Of course, impossibly colourful types inhabit the place. There's Brad, the aforementioned cowboy artist (Aaron Pearl), and Lisa, a free-loving, self-obsessed, struggling actress (Mandy Moore, demurely conceding the spotlight for a well-advised supporting role). And then there's the not-so-plain Jane, the photographer from across the hall. Franka Potente, the modern-day Dietrich, plays Jane as a punk rock terror with an exquisite, vulnerable centre simply dying to be cored like an apple. Who else better to do the job than Jones, a sensitive writer who longs for his mother's love, his father's address, and the loss of his pesky virginity without compromising his negligible dignity?
After living 17 years of a hard-knock, trust fund life, Jones needs to routinely disappear into fantasy to cope with the heightened, frightening reality of the day-to-day, like buying furniture from a mauve-lipped Debbie Harry and her sinister, yokel sons. Naturally, many of Jones' fantasies involve women and sex, the nadir being his imagined tryst with Harry. (Frodo Baggins and Blondie french-kissing? The horror.)

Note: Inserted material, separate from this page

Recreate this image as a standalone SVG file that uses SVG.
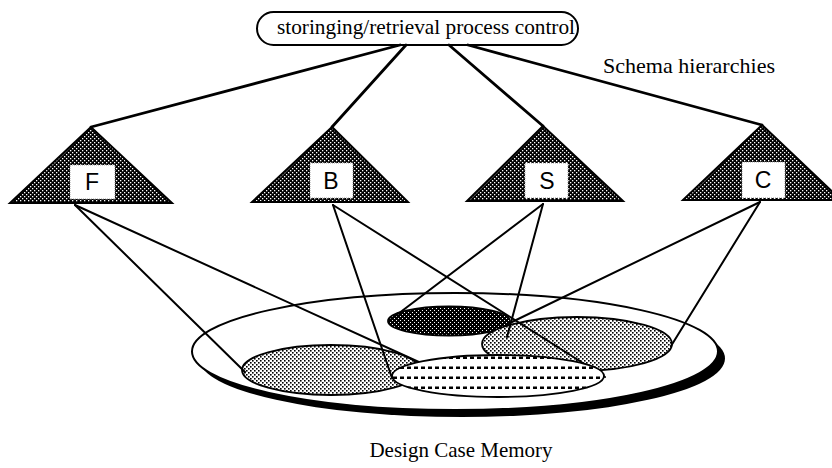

The movie's climax coasts along to a rather silly ending, but one that's really hard to object to at the same time. Wood (The Lord of the Rings, The Ice Storm) overcomes his miscasting with sheer conviction and googly-eyed charm, and Franka Potente (Run Lola Run) is, as usual, the best thing on screen or a kilometre radius around it. Potente and Wood make a ridiculous-looking couple, but not a wholly implausible one. Try Seventeen only truly falters when Jones learns the truth about his father, who he has never met. Jones stops writing letters to him, that will never be sent anyway. But why does a young man with such a vivid imagination decide to shelve his typewriter for good upon hearing the bad news? It's a defeatist moment, not a healing one, and the one sour note in an otherwise sweet concoction.